■ REQUIREMENTS:
Output the material exactly, but drop every image it holds.

■ SUPPLIED INFORMATION:

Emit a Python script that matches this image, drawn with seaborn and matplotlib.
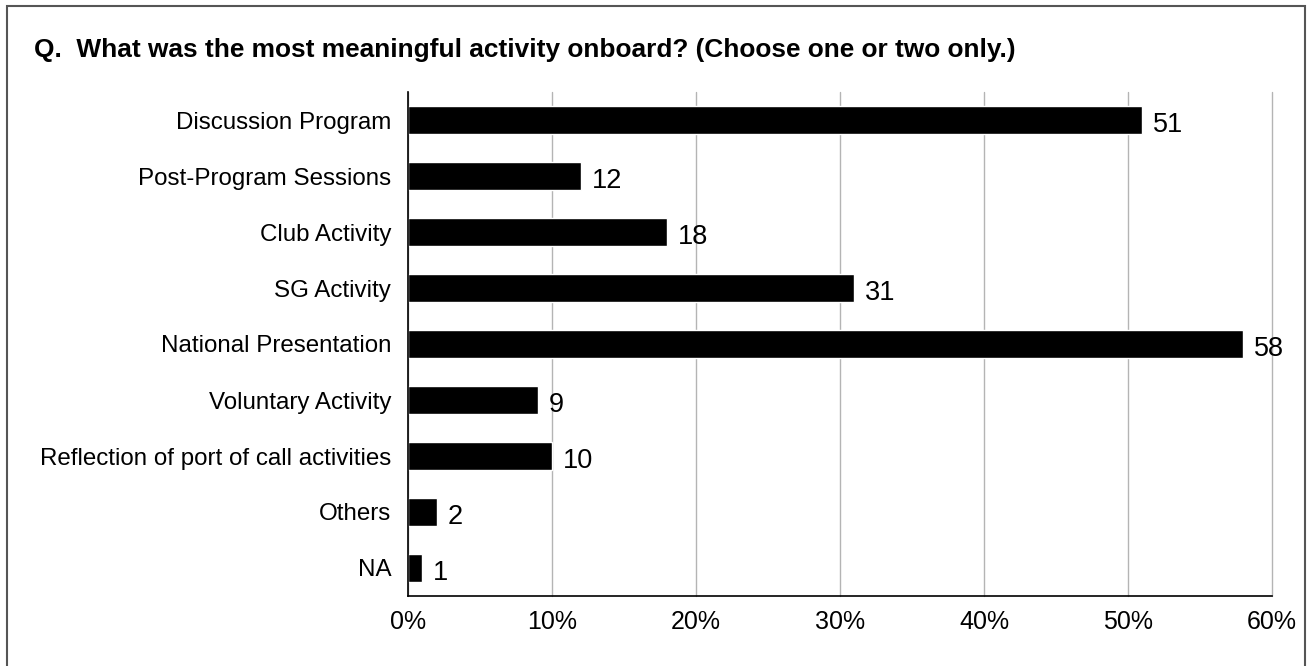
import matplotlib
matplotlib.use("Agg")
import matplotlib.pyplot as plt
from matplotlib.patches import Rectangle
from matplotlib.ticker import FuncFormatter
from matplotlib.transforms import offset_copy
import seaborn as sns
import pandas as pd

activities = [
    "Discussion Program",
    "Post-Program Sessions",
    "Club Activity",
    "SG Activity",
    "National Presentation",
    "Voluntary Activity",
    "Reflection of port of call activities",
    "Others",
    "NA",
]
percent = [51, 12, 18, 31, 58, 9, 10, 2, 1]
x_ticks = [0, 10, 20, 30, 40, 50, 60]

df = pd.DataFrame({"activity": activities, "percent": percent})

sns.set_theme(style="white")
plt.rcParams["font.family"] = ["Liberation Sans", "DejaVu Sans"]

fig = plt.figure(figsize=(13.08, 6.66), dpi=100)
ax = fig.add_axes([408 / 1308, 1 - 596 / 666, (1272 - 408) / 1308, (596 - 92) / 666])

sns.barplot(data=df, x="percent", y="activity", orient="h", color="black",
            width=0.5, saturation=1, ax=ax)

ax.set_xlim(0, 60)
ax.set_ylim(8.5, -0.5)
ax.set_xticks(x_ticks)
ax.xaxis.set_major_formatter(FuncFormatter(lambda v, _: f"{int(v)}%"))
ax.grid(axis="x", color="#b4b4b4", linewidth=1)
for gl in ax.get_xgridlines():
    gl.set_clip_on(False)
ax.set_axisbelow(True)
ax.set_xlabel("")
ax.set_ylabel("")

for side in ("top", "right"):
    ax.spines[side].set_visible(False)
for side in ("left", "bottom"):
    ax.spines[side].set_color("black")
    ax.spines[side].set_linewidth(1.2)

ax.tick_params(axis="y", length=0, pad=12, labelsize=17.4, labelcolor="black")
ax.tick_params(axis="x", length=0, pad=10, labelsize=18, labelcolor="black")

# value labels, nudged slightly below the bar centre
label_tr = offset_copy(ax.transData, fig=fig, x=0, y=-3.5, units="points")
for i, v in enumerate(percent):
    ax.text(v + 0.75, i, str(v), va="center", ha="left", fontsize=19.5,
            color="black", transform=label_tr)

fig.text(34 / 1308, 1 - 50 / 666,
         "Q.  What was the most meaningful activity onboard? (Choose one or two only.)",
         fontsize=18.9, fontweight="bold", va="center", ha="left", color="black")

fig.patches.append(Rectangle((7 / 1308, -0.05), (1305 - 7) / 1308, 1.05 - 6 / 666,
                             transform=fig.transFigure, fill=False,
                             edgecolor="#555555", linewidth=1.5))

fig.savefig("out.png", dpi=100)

■ COMPLETED TASK:
Emit a Python script that matches this image, drawn with seaborn and matplotlib.
import matplotlib
matplotlib.use("Agg")
import matplotlib.pyplot as plt
from matplotlib.patches import Rectangle
from matplotlib.ticker import FuncFormatter
from matplotlib.transforms import offset_copy
import seaborn as sns
import pandas as pd

activities = [
    "Discussion Program",
    "Post-Program Sessions",
    "Club Activity",
    "SG Activity",
    "National Presentation",
    "Voluntary Activity",
    "Reflection of port of call activities",
    "Others",
    "NA",
]
percent = [51, 12, 18, 31, 58, 9, 10, 2, 1]
x_ticks = [0, 10, 20, 30, 40, 50, 60]

df = pd.DataFrame({"activity": activities, "percent": percent})

sns.set_theme(style="white")
plt.rcParams["font.family"] = ["Liberation Sans", "DejaVu Sans"]

fig = plt.figure(figsize=(13.08, 6.66), dpi=100)
ax = fig.add_axes([408 / 1308, 1 - 596 / 666, (1272 - 408) / 1308, (596 - 92) / 666])

sns.barplot(data=df, x="percent", y="activity", orient="h", color="black",
            width=0.5, saturation=1, ax=ax)

ax.set_xlim(0, 60)
ax.set_ylim(8.5, -0.5)
ax.set_xticks(x_ticks)
ax.xaxis.set_major_formatter(FuncFormatter(lambda v, _: f"{int(v)}%"))
ax.grid(axis="x", color="#b4b4b4", linewidth=1)
for gl in ax.get_xgridlines():
    gl.set_clip_on(False)
ax.set_axisbelow(True)
ax.set_xlabel("")
ax.set_ylabel("")

for side in ("top", "right"):
    ax.spines[side].set_visible(False)
for side in ("left", "bottom"):
    ax.spines[side].set_color("black")
    ax.spines[side].set_linewidth(1.2)

ax.tick_params(axis="y", length=0, pad=12, labelsize=17.4, labelcolor="black")
ax.tick_params(axis="x", length=0, pad=10, labelsize=18, labelcolor="black")

# value labels, nudged slightly below the bar centre
label_tr = offset_copy(ax.transData, fig=fig, x=0, y=-3.5, units="points")
for i, v in enumerate(percent):
    ax.text(v + 0.75, i, str(v), va="center", ha="left", fontsize=19.5,
            color="black", transform=label_tr)

fig.text(34 / 1308, 1 - 50 / 666,
         "Q.  What was the most meaningful activity onboard? (Choose one or two only.)",
         fontsize=18.9, fontweight="bold", va="center", ha="left", color="black")

fig.patches.append(Rectangle((7 / 1308, -0.05), (1305 - 7) / 1308, 1.05 - 6 / 666,
                             transform=fig.transFigure, fill=False,
                             edgecolor="#555555", linewidth=1.5))

fig.savefig("out.png", dpi=100)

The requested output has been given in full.